Конечно, наверняка. Такие вещи слушаешь внимательно.
— Особенно когда имеешь дело с нашими субъектами! Сегодня ночью из-за них мы три раза чуть не влипли… Ну да, ну да, фрицы ведь пришли в Сен-Максан раньше нас.
— Как же так, доктор? Целая дивизия?..
— А я-то почем знаю? Ничего больше вам сообщить не могу! Немцы были в Сен-Максане в шесть часов. А мы туда попали около полуночи. Вот и все, что мне известно. А как вам нравится вчерашнее идиотство: заставили нас целых три раза проходить через Партеней! Это же могло кончиться катастрофой.
— А я-то думал, что мы направляемся прямо к Сен-Жан-д’Анжели…
— Верно, до сегодняшнего дня так оно и считалось; лейтенант Грос даже обещал угостить нас коньяком из своих погребов… Воображаю, что он теперь запоет, когда увидит, как мы спешим на восток. В одном селении местные власти вышли навстречу танкам… Мэр даже свой шарф нацепил. А когда увидел, что это всего-навсего французы, совсем рассвирепел… «Надеюсь, вы не собираетесь защищать селение? — вот что он спросил. — А то нас всех перебьют…»
— Если мы должны сегодня утром попасть в Р., чего же мы здесь торчим? Сколько отсюда до Р.?
— Подождите-ка, сейчас погляжу, я записал километраж… Двадцать два… так… двадцать два и еще пять… двадцать семь и девять, итого — тридцать шесть… Тридцать шесть километров. Я сам веду машину. Мой шофер засыпает за баранкой…
Тридцать шесть километров. Р., Р. перестал быть отвлеченным географическим понятием. Как Иския или Багдад. Тридцать шесть километров. Р… И подумать, что понадобилось все это столпотворение, катастрофа, все то непостижимое, что произошло за два последних месяца, полный разгром, целая страна, уносимая водоворотом, эта чудовищная разруха, исход многомиллионного народа… Накануне, когда Орельен изучал карту, принадлежащую Пелисье, он обнаружил город Р. не особенно далеко от места их стоянки, и возле названия было изображено на холмике что-то вроде церкви, а рядом — строй маленьких бутылочек. Он даже не подумал тогда, что придется проходить неподалеку от Р., по соседству с городом, который так долго жил в его мечтах, что уже почти не верилось в реальность его существования. Нет, город Р. лежал вне их маршрута. Орельен считал, что они пройдут прямо на Сен-Жан-д’Анжели, и поэтому Р. был для него чем-то вроде богемского города, далекого края. Название Р. нанесено на карты. Это в порядке вещей; названия всех городов наносятся на карты. Но это еще не значит, что непременно туда попадешь.

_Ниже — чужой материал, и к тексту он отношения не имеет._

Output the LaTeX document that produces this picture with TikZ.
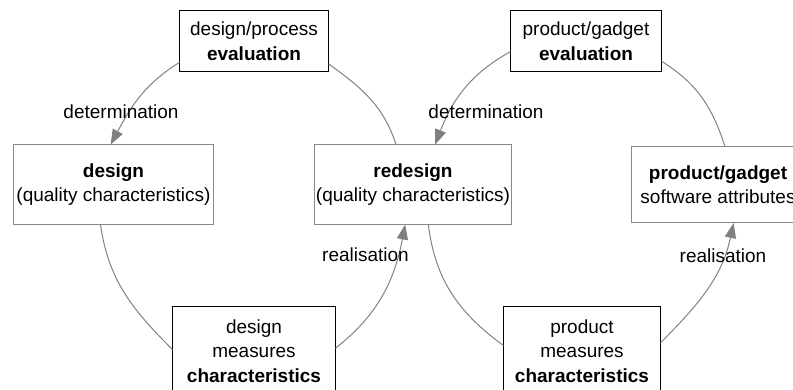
\documentclass[tikz,border=0pt]{standalone}
\usepackage{fontspec}
\setmainfont{Liberation Sans}
\usetikzlibrary{arrows.meta}
\definecolor{framegray}{RGB}{136,136,136}
\definecolor{arcgray}{RGB}{128,128,128}

\begin{document}
\begin{tikzpicture}[x=0.025cm, y=0.025cm,
    every node/.style={font=\fontsize{13.5}{17.4}\selectfont, align=center, inner sep=0pt},
    evalbox/.style={draw=black, line width=0.7pt, minimum height=1.5cm},
    qualbox/.style={draw=framegray, line width=0.7pt, minimum height=1.975cm},
    measbox/.style={draw=black, line width=0.7pt, minimum height=2.2cm},
    loopline/.style={draw=arcgray, line width=0.7pt},
    flowarrow/.style={-{Triangle[length=0.375cm, width=0.28cm, fill=arcgray]}}
]
    \useasboundingbox (0,0) rectangle (793,389);

    % evaluation boxes on top
    \node[evalbox, minimum width=3.7cm] (evalL) at (254,348) {design/process\\ \textbf{evaluation}};
    \node[evalbox, minimum width=3.75cm] (evalR) at (586,348) {product/gadget\\ \textbf{evaluation}};

    % quality boxes in the middle
    \node[qualbox, minimum width=4.975cm] (design) at (113.5,204.5) {\textbf{design}\\ (quality characteristics)};
    \node[qualbox, minimum width=4.9cm] (redesign) at (413,204.5) {\textbf{redesign}\\ (quality characteristics)};
    \node[qualbox, minimum width=4.3cm, minimum height=1.9cm] (gadget) at (718,204.5) {\textbf{product/gadget}\\ software attributes};

    % measures boxes at the bottom
    \node[measbox, minimum width=4.05cm] (measL) at (254,38) {design\\ measures\\ \textbf{characteristics}};
    \node[measbox, minimum width=3.9cm] (measR) at (582,38) {product\\ measures\\ \textbf{characteristics}};

    % left cycle
    \draw[loopline, flowarrow] (evalL.196) to[out=212, in=62] (design.94);
    \draw[loopline] (design.-108) to[out=-82, in=135] (measL.179);
    \draw[loopline, flowarrow] (measL.2) to[out=38, in=-101] (redesign.-101);
    \draw[loopline] (redesign.113) to[out=108, in=-36] (evalL.-17);

    % right cycle
    \draw[loopline, flowarrow] (evalR.188) to[out=209, in=69] (redesign.61);
    \draw[loopline] (redesign.-69) to[out=-83, in=144] (measR.176);
    \draw[loopline, flowarrow] (measR.6) to[out=45, in=-102] (gadget.-68);
    \draw[loopline] (gadget.80) to[out=108, in=-32] (evalR.-15);

    % labels
    \node (detL) at (121,277) {determination};
    \node (detR) at (486,277) {determination};
    \node (realL) at (365.5,134) {realisation};
    \node (realR) at (723,133) {realisation};
\end{tikzpicture}
\end{document}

Его снова зазнобило. Он дрожал. Но это напоминала о себе не лихорадка, а ушедшая молодость. Целый мир, провалившийся в тартарары. В самые страшные апокалиптические дни он войдет в этот воображаемый город. Тридцать шесть километров. Если повезет, они будут там через два, два с половиной часа. Вдруг он увидел, что люди, стоявшие на дороге, бросились к канавам, к холмикам: в воздухе загудел мотор самолета. Все задрали головы к небу. Но небо было чисто. Должно быть, самолет пролетел южнее. Так или иначе — не над ними. Люди как бы нехотя поднимались с земли. Послышались шутки, смех. Вдоль обоза прошел гул.